DIY graphic design sounds a little silly to me. Recently I read, “3 Ways Learning InDesign Can Save You Money” and I became pretty eager to voice my opinion on the matter. The writer gives a list of reasons including designer fees, productivity and becoming self-sufficient. I am all about learning and DIY, but honestly, I see nothing productive about trying to figure out any Adobe program in hopes of cutting costs. Plain and simple, If you have never touched Illustrator, Photoshop or Indesign and you think you are about to teach yourself well enough to not need a designer, I vote you scurry off to the woods and wrestle bears.

So, let me rebut…

#1 Designer Fees

Would you try and DIY replacing your radiator if you had absolutely no mechanical experience, relying on trusty-o YouTube to teach you? Probably not. Listen, being a designer is a lot more than just knowing how to use InDesign. Understanding how to properly communicate, visually and verbally, to consumers isn’t as simple as one might think. Paying a designer for their expertise is a win-win if you’re serious about what you do.


#2 Productivity

Hmm. If you’ve never touched an Adobe program, it’s a steep learning curve. To become even slightly proficient in InDesign (or any creative program), takes a serious time investment…all while your projects sit sadly in the corner crying small project tears. Designers spend 40+ hours a week designing. We’re efficient and damn-good at what we do. And again, we’ll make them more successful than you probably can as a new “designer.”

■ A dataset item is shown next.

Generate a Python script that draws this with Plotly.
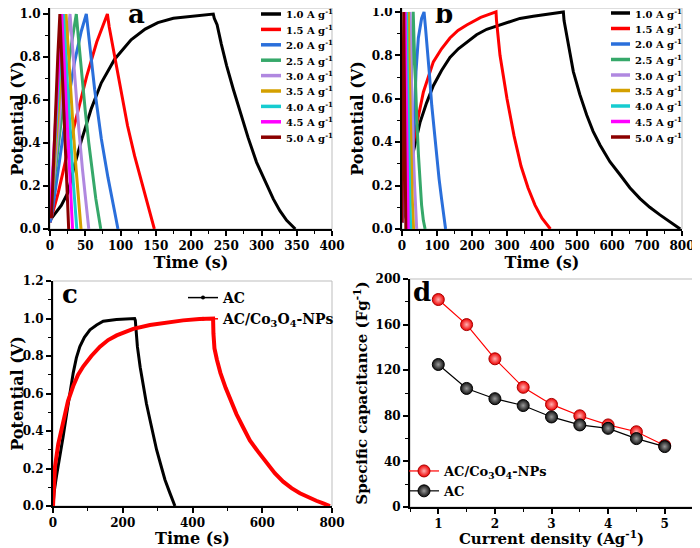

#3 Becoming A Self-sufficient E-Publisher

I agree, if you want a cheaper, more accessible product, digital is the way to go. But in a world that’s incredibly information rich and time poor, you need to make sure your stuff rises to the top. Providing people with content that is easy to read and makes them trust you, will inevitably help make you stand out. And when you’re making all the money, and you don’t have time to sit behind a computer all day (you’ll be traveling around being famous, of course), you’ll gladly pay your designers what they’re worth.